_EXERCISE TASK_. From the very first line of the data to the line containing "24.4, 22.0, 19.5, 17.1, 14.6, 12.2, 9.8, 7.3, 4.9, 2.4, 0];", retype everything exactly, leaving the pictures behind.

[begin INFORMATION SHOWN]

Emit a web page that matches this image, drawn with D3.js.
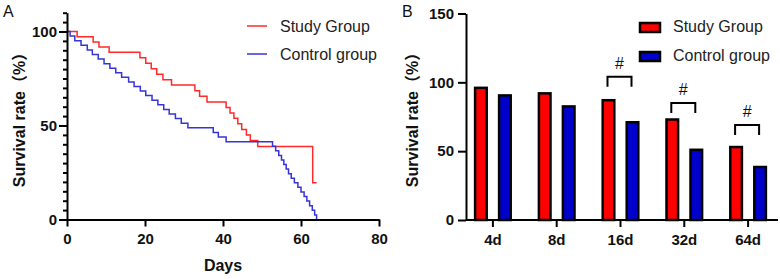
<!DOCTYPE html>
<html>
<head>
<meta charset="utf-8">
<script src="https://cdn.jsdelivr.net/npm/d3@7"></script>
<style>
  body { margin: 0; background: #fff; }
  svg text { font-family: Arial, "Liberation Sans", "Noto Sans CJK SC", sans-serif; fill: #111; }
</style>
</head>
<body>
<div id="chart"></div>
<script>
// ---- panel A: survival curves (day, % surviving after that step) ----
const studyDays = [0, 2.6, 6.7, 8.2, 10.8, 18.7, 20.2, 21.6, 23.0, 24.6, 26.8, 32.8, 34.0, 35.9,
  40.8, 41.8, 42.8, 43.8, 44.8, 46.0, 47.0, 48.9, 63.0, 64.0];
const studySurv = [100, 97.2, 94.4, 91.7, 88.9, 86.0, 83.1, 80.2, 77.3, 74.4, 71.5, 68.5, 65.5, 62.5,
  59.6, 56.7, 53.8, 50.9, 47.9, 45.0, 42.0, 38.8, 19.5, 19.5];

const controlDays = [0, 0.8, 2.0, 3.6, 5.2, 6.5, 8.0, 9.5, 11.0, 12.5, 14.0, 15.8, 17.2, 18.8, 20.2,
  21.8, 23.3, 24.8, 26.2, 27.8, 29.3, 31.0, 37.5, 38.8, 40.8, 52.7, 53.5, 54.3, 55.0, 55.6, 56.2,
  56.8, 57.5, 58.3, 59.2, 60.0, 60.8, 61.5, 62.2, 62.9, 63.5, 64.0];
const controlSurv = [100, 97.6, 95.1, 92.7, 90.2, 87.8, 85.4, 82.9, 80.5, 78.0, 75.6, 73.2, 70.7, 68.3, 65.9,
  63.4, 61.0, 58.5, 56.1, 53.7, 51.2, 48.8, 46.3, 43.9, 41.4, 39.0, 36.6, 34.1, 31.7, 29.3, 26.8,
  24.4, 22.0, 19.5, 17.1, 14.6, 12.2, 9.8, 7.3, 4.9, 2.4, 0];

const dayTicks = [0, 20, 40, 60, 80];
const survTicks = [0, 5, 10, 15, 20, 25, 30, 35, 40, 45, 50, 55, 60, 65, 70, 75, 80, 85, 90, 95, 100, 105, 110];

// ---- panel B: survival rate by time point ----
const timepoints = ["4d", "8d", "16d", "32d", "64d"];
const studyRate = [96, 92, 87, 73, 53];
const controlRate = [90.5, 82.5, 71, 51, 38.5];
const sigMarks = ["", "", "#", "#", "#"];
const sigLevels = [null, null, 104, 85, 69];
const rateTicks = [0, 50, 100, 150];

const seriesNames = ["Study Group", "Control group"];
const lineColors = ["#ff2a2a", "#3535d6"];
const barColors = ["#ff0000", "#0000cc"];

const svg = d3.select("#chart").append("svg")
  .attr("width", 780)
  .attr("height", 279);

const yTitle = "Survival rate\uFF08%\uFF09";

// ================= A =================
const xA = d3.scaleLinear().domain([0, 80]).range([67, 379]);
const yA = d3.scaleLinear().domain([0, 110]).range([219.5, 12.7]);

const gA = svg.append("g");

gA.append("text").attr("x", 3).attr("y", 17).style("font-size", "16px").text("A");

const line = d3.line()
  .x(d => xA(d[0]))
  .y(d => yA(d[1]))
  .curve(d3.curveStepAfter);

const curves = [
  d3.zip(studyDays, studySurv),
  d3.zip(controlDays, controlSurv)
];

gA.selectAll(".km")
  .data(curves)
  .enter().append("path")
  .attr("class", "km")
  .attr("d", line)
  .attr("fill", "none")
  .attr("stroke", (d, i) => lineColors[i])
  .attr("stroke-width", 1.5);

const xAxisA = gA.append("g")
  .attr("transform", `translate(0,${yA(0)})`)
  .call(d3.axisBottom(xA).tickValues(dayTicks).tickSize(7).tickSizeOuter(0).tickPadding(7));

const yAxisA = gA.append("g")
  .attr("transform", `translate(${xA(0)},0)`)
  .call(d3.axisLeft(yA).tickValues(survTicks).tickSize(4).tickSizeOuter(0)
    .tickFormat(d => d % 50 === 0 ? d : ""));

yAxisA.selectAll(".tick line").filter(d => d % 50 === 0).attr("x2", -8);
yAxisA.selectAll(".tick text").attr("x", -10);

[xAxisA, yAxisA].forEach(ax => {
  ax.select(".domain").attr("stroke-width", 2);
  ax.selectAll(".tick line").attr("stroke-width", 2);
  ax.selectAll(".tick text")
    .style("font-family", "Arial, 'Liberation Sans', sans-serif")
    .style("font-size", "15px").style("font-weight", "bold");
});

gA.append("text")
  .attr("x", 223).attr("y", 271)
  .attr("text-anchor", "middle")
  .style("font-size", "16px").style("font-weight", "bold")
  .text("Days");

gA.append("text")
  .attr("transform", "translate(25,116) rotate(-90)")
  .attr("text-anchor", "middle")
  .style("font-size", "16px").style("font-weight", "bold")
  .text(yTitle);

const legA = gA.append("g").attr("transform", "translate(247,26)");
seriesNames.forEach((name, i) => {
  legA.append("line")
    .attr("x1", 0).attr("x2", 20)
    .attr("y1", i * 28).attr("y2", i * 28)
    .attr("stroke", lineColors[i]).attr("stroke-width", 1.5);
  legA.append("text")
    .attr("x", 33).attr("y", i * 28 + 6)
    .style("font-size", "16px")
    .style("fill", "#222")
    .text(name);
});

// ================= B =================
const xB = d3.scaleBand().domain(timepoints).range([461, 780]);
const xInner = d3.scaleBand().domain(seriesNames).range([-19, 19]).paddingInner(0.4167);
const yB = d3.scaleLinear().domain([0, 150]).range([220, 13.5]);

const gB = svg.append("g");

gB.append("text").attr("x", 402).attr("y", 17).style("font-size", "16px").text("B");

const rows = timepoints.map((t, i) => ({ t, vals: [studyRate[i], controlRate[i]], mark: sigMarks[i], level: sigLevels[i] }));

const groups = gB.selectAll(".grp")
  .data(rows)
  .enter().append("g")
  .attr("class", "grp")
  .attr("transform", d => `translate(${xB(d.t) + xB.bandwidth() / 2},0)`);

groups.selectAll("rect")
  .data(d => d.vals.map((v, i) => ({ v, s: seriesNames[i], i })))
  .enter().append("rect")
  .attr("x", d => xInner(d.s) + 1.2)
  .attr("y", d => yB(d.v))
  .attr("width", xInner.bandwidth() - 2.4)
  .attr("height", d => yB(0) - yB(d.v))
  .attr("fill", d => barColors[d.i])
  .attr("stroke", "#000")
  .attr("stroke-width", 2.5);

const sig = groups.filter(d => d.level !== null);
sig.append("path")
  .attr("d", d => {
    const x0 = xInner(seriesNames[0]) + xInner.bandwidth() / 2 - 1;
    const x1 = xInner(seriesNames[1]) + xInner.bandwidth() / 2 - 1;
    const y = yB(d.level);
    return `M${x0},${y + 10}V${y}H${x1}V${y + 10}`;
  })
  .attr("fill", "none")
  .attr("stroke", "#000")
  .attr("stroke-width", 2);
sig.append("text")
  .attr("x", -1)
  .attr("y", d => yB(d.level) - 8)
  .attr("text-anchor", "middle")
  .style("font-size", "16px")
  .text(d => d.mark);

const xAxisB = gB.append("g")
  .attr("transform", `translate(0,${yB(0)})`)
  .call(d3.axisBottom(xB).tickSize(7).tickSizeOuter(0).tickPadding(7));
xAxisB.select(".domain").attr("d", `M466,0H778`);

const yAxisB = gB.append("g")
  .attr("transform", "translate(466,0)")
  .call(d3.axisLeft(yB).tickValues(rateTicks).tickSize(8).tickSizeOuter(0));
yAxisB.selectAll(".tick text").attr("x", -12);

[xAxisB, yAxisB].forEach(ax => {
  ax.select(".domain").attr("stroke-width", 2);
  ax.selectAll(".tick line").attr("stroke-width", 2);
  ax.selectAll(".tick text")
    .style("font-family", "Arial, 'Liberation Sans', sans-serif")
    .style("font-size", "15px").style("font-weight", "bold");
});

gB.append("text")
  .attr("transform", "translate(418,116) rotate(-90)")
  .attr("text-anchor", "middle")
  .style("font-size", "16px").style("font-weight", "bold")
  .text(yTitle);

const legB = gB.append("g").attr("transform", "translate(640,23)");
seriesNames.forEach((name, i) => {
  legB.append("rect")
    .attr("x", 0).attr("y", i * 29)
    .attr("width", 20).attr("height", 9)
    .attr("fill", barColors[i])
    .attr("stroke", "#000").attr("stroke-width", 2.5);
  legB.append("text")
    .attr("x", 33).attr("y", i * 29 + 9)
    .style("font-size", "16px")
    .style("fill", "#222")
    .text(name);
});
</script>
</body>
</html>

[end INFORMATION SHOWN]

_FINISHED TASK_.
Emit a web page that matches this image, drawn with D3.js.
<!DOCTYPE html>
<html>
<head>
<meta charset="utf-8">
<script src="https://cdn.jsdelivr.net/npm/d3@7"></script>
<style>
  body { margin: 0; background: #fff; }
  svg text { font-family: Arial, "Liberation Sans", "Noto Sans CJK SC", sans-serif; fill: #111; }
</style>
</head>
<body>
<div id="chart"></div>
<script>
// ---- panel A: survival curves (day, % surviving after that step) ----
const studyDays = [0, 2.6, 6.7, 8.2, 10.8, 18.7, 20.2, 21.6, 23.0, 24.6, 26.8, 32.8, 34.0, 35.9,
  40.8, 41.8, 42.8, 43.8, 44.8, 46.0, 47.0, 48.9, 63.0, 64.0];
const studySurv = [100, 97.2, 94.4, 91.7, 88.9, 86.0, 83.1, 80.2, 77.3, 74.4, 71.5, 68.5, 65.5, 62.5,
  59.6, 56.7, 53.8, 50.9, 47.9, 45.0, 42.0, 38.8, 19.5, 19.5];

const controlDays = [0, 0.8, 2.0, 3.6, 5.2, 6.5, 8.0, 9.5, 11.0, 12.5, 14.0, 15.8, 17.2, 18.8, 20.2,
  21.8, 23.3, 24.8, 26.2, 27.8, 29.3, 31.0, 37.5, 38.8, 40.8, 52.7, 53.5, 54.3, 55.0, 55.6, 56.2,
  56.8, 57.5, 58.3, 59.2, 60.0, 60.8, 61.5, 62.2, 62.9, 63.5, 64.0];
const controlSurv = [100, 97.6, 95.1, 92.7, 90.2, 87.8, 85.4, 82.9, 80.5, 78.0, 75.6, 73.2, 70.7, 68.3, 65.9,
  63.4, 61.0, 58.5, 56.1, 53.7, 51.2, 48.8, 46.3, 43.9, 41.4, 39.0, 36.6, 34.1, 31.7, 29.3, 26.8,
  24.4, 22.0, 19.5, 17.1, 14.6, 12.2, 9.8, 7.3, 4.9, 2.4, 0];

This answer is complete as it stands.